By the fourth pass I was really getting worried, but I was committed by then. I can't abandon a project if there's any chance I can pull it off. (Can you say obsessive/compulsive?) I like this image and I like the carving and I know that I'll probably never revisit it... so I soldiered on.

But what a mess! The paper is blowing fibers EVERYWHERE! Somewhere around color 4 or 5 I had to clean off the block and scrape my inking slab every other sheet because everything was getting gummed up with tiny paper fibers. Not. Right.

Selective inking for colors... hmm... 6, 7, 8, I think.
I whined about it to a friend who teaches in a college printmaking department and she shook her head. She'd heard other printmakers were having trouble with this paper, too. (When using it on a press someone had big sections of paper pulling OFF. Yikes!)

Colors... 9, 10, 11(?) down. Printmaker sustained hand-cramp injury
from too much burnishing time.

So I've carried on...but at this point it's taking about 15 minutes to hand-burnish each sheet, and the adhesion is still spotty. It looks okay from a distance, but up close? Hm. At this point I just need two more colors, and I'm hoping they'll provide at least a couple of usable prints.

Of course the upshot of all this is that I got to participate in Cyber Monday by ordering some new papers to experiment with. Two sheets of this, two sheets of that....

I also started another small (5x7) print on Rives lightweight... just to keep myself from completely throwing in the towel. Nothing to show for it yet... but I bet next week there will be!

In the meantime, I just scheduled a demo at Abend Gallery in Denver for Saturday, December 17. I'll be surrounded by painters during the session... so come and show some printmaker love if you're in the 'hood! 11am-3pm. Might be a good time to see if I have any hair left, too.


  1. I'm in the market for a new favorite paper too. I wish paper companies did better sample packs for printmakers - e.g. Hiromi paper will gladly send you a sampler of tiny corners, but I'd rather have a sampler of, e.g., printer-sized paper that I could actually use. The woes of printmaking!

  2. I'm sorry to read of the trials with the paper you are using. Please know that your frank explanations of your process helps printmakers like me to know that it's all a process, and every piece offers a new adventure. It really is like a hike you've never done before. Sometimes it surprises you by looking rote in the guidebook, but turning out to be filled with insane uphill switchbacks that kill your knees on the way back down. But, what an adventure! Your Underfoot series is gorgeous.

  3. Yeah, what's UP with sample packs? They'd be more useful if you could actually sample them.

    GREAT description of printmaking surprises, Karen! Insane uphill switchbacks, indeed. (And today it's my hands instead of my knees that are sore. Taking a break.) Thanks.

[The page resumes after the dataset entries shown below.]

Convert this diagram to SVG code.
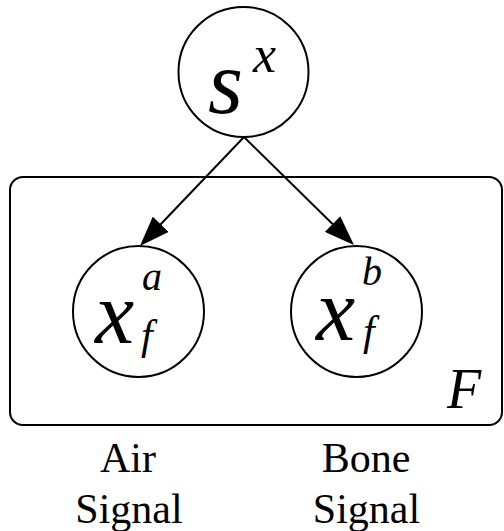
<svg xmlns="http://www.w3.org/2000/svg" width="504" height="531" viewBox="0 0 504 531">
<style>
.n{fill:#fff;stroke:#000;stroke-width:2}
.e{stroke:#000;stroke-width:2;fill:none}
</style>
<defs>
<marker id="ah" markerUnits="userSpaceOnUse" markerWidth="30" markerHeight="22" refX="10" refY="11" orient="auto">
<path d="M0,0 L30,11 L0,22 z" fill="#000"/>
</marker>
</defs>
<g id="plate">
<rect x="10" y="177" width="492" height="248" rx="13" ry="13" fill="none" stroke="#000" stroke-width="2"/>
<text font-family="Liberation Serif, serif" font-style="italic" x="447" y="408" font-size="56">F</text>
</g>
<g id="connectors">
<line class="e" x1="244" y1="137" x2="153.8" y2="231.5" marker-end="url(#ah)"/>
<line class="e" x1="244" y1="137" x2="339.7" y2="231" marker-end="url(#ah)"/>
</g>
<g id="node-s" font-family="Liberation Serif, serif" font-style="italic">
<circle class="n" cx="243.5" cy="72" r="65"/>
<text x="208" y="113" font-size="90">s</text>
<text x="253" y="72" font-size="52">x</text>
</g>
<g id="node-xa" font-family="Liberation Serif, serif" font-style="italic">
<circle class="n" cx="138.5" cy="311.5" r="65.5"/>
<text x="95" y="343" font-size="88">x</text>
<text x="142" y="290" font-size="40">a</text>
<text x="141" y="349" font-size="42">f</text>
</g>
<g id="node-xb" font-family="Liberation Serif, serif" font-style="italic">
<circle class="n" cx="356.5" cy="311.5" r="65.5"/>
<text x="316" y="340" font-size="88">x</text>
<text x="362" y="285" font-size="40">b</text>
<text x="363" y="345" font-size="42">f</text>
</g>
<g id="labels" font-family="Liberation Serif, serif" font-size="42" text-anchor="middle">
<text x="128" y="472">Air</text>
<text x="129" y="523">Signal</text>
<text x="366" y="472">Bone</text>
<text x="366.5" y="523">Signal</text>
</g>
</svg>
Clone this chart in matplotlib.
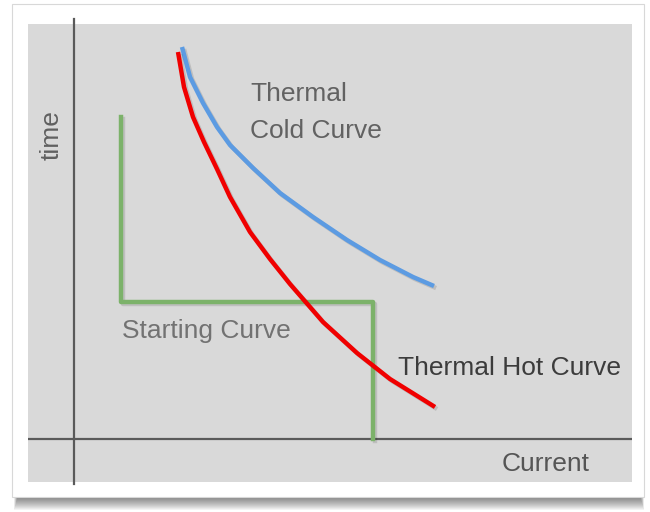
import matplotlib
matplotlib.use("Agg")
import matplotlib.pyplot as plt
import matplotlib.patheffects as pe
from matplotlib.patches import Rectangle

# curve points, in units from the axis crossing
cold_current = [108, 116, 129, 143, 156, 179, 206, 239, 273, 306, 339, 360]
cold_time = [392, 362, 336, 312, 294, 271, 246, 222, 199, 179, 162, 153]

hot_current = [104, 110, 119, 130, 143, 156, 176, 196, 216, 249, 283, 316, 361]
hot_time = [387, 352, 322, 297, 270, 242, 207, 180, 155, 117, 86, 60, 32]

start_current = [47, 47, 299, 299]
start_time = [322, 137, 137, 0]

plt.rcParams['font.family'] = ['Liberation Sans', 'DejaVu Sans']

fig = plt.figure(figsize=(6.5, 5.12), dpi=100)
fig.patch.set_facecolor('white')

# background layer in pixel coordinates (card + shadow)
bg = fig.add_axes([0, 0, 1, 1])
bg.set_xlim(0, 650)
bg.set_ylim(512, 0)
bg.axis('off')
for i in range(12):
    bg.add_patch(Rectangle((14 + i * 0.3, 6), 630 - i * 0.6, 492 + 12 - i,
                           facecolor='black', alpha=0.045, edgecolor='none'))
bg.add_patch(Rectangle((12, 4), 632, 493, facecolor='white', edgecolor='#d8d8d8', lw=0.8))

# chart panel
ax = fig.add_axes([28 / 650, 1 - 482 / 512, 604 / 650, 458 / 512])
ax.set_facecolor('#d9d9d9')
ax.set_xlim(-46, 558)
ax.set_ylim(-43, 415)
for s in ax.spines.values():
    s.set_visible(False)
ax.set_xticks([])
ax.set_yticks([])

ax.axhline(0, color='#5a5a5a', lw=1.6)
ax.plot([0, 0], [-45, 420], color='#5a5a5a', lw=1.6, clip_on=False)

shadow = [pe.SimpleLineShadow(offset=(1.5, -1.5), alpha=0.12, shadow_color='black'), pe.Normal()]
ax.plot(start_current, start_time, color='#7cb26a', lw=3.2, path_effects=shadow)
ax.plot(cold_current, cold_time, color='#5c9be2', lw=3.2, solid_capstyle='butt', path_effects=shadow)
ax.plot(hot_current, hot_time, color='#f00000', lw=3.2, solid_capstyle='butt', path_effects=shadow)

fs = 19
ax.text(176, 345, 'Thermal', fontsize=fs, color='#626262', va='center')
ax.text(176, 308, 'Cold Curve', fontsize=fs, color='#626262', va='center')
ax.text(48, 108, 'Starting Curve', fontsize=fs, color='#727272', va='center')
ax.text(324, 71, 'Thermal Hot Curve', fontsize=fs, color='#3c3c3c', va='center')
ax.text(428, -25, 'Current', fontsize=fs, color='#555555', va='center')
ax.text(-22, 304, 'time', fontsize=fs, color='#606060', va='center', ha='center', rotation=90)

fig.savefig('out.png', dpi=100)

  4. Big bummer. Nothing like having your favorite paper decline in quality (or disappear altogether!) to shake your world. I hope you'll record your experiences with your new test papers. Meanwhile, I admire your tenacity, and I must say that some of the unintended "texture" that the paper is giving you is kind of pretty. But that texture should be *your* choice, not the paper's choice! Good luck.

  5. I have a batch of Hosho like that. I'm using a smooth surface Winsor and Newton Cartridge paper at the moment.

  6. So frustrating Sherrie :(
    Feel for you.
    I've had similar issues (not with this paper I hasten to add), and it just has to happen with an image you feel is going to be really successful.
    It won't help right now but these things happen once in a while and you just have to grin and bare it and move on.
    Hope the little 'un is giving you some fun and comfort.


  7. Ann and Annie, thanks for the hand-holding. :-) (If you don't already know each other, you should!)

    Stuart... for 20 years I've been wondering what "cartridge paper" is. I just nod my head sagely when people describe it as what they are using. Methinks it's time for enlightenment. Help, please.

  8. Hi Sherrie

    There is nothing special about it. Its just ordinary drawing paper. Apparently it was originally a rough paper used for wrapping cartridge shells in, artists started using it for drawing and watercolour painting before proper watercolour papers were invented. I guess its just one of those things that gets 'lost in translation' between american and english. I spent ages wondering what scratchboard was, until I realised it was the scraperboard I had been using for years!

    The paper I have been using is a smooth surface 220gsm paper. The ink lies flat on the surface and it is strong enough to stand up to being rubbed with the baren. It will also take quite a lot of ink without buckling.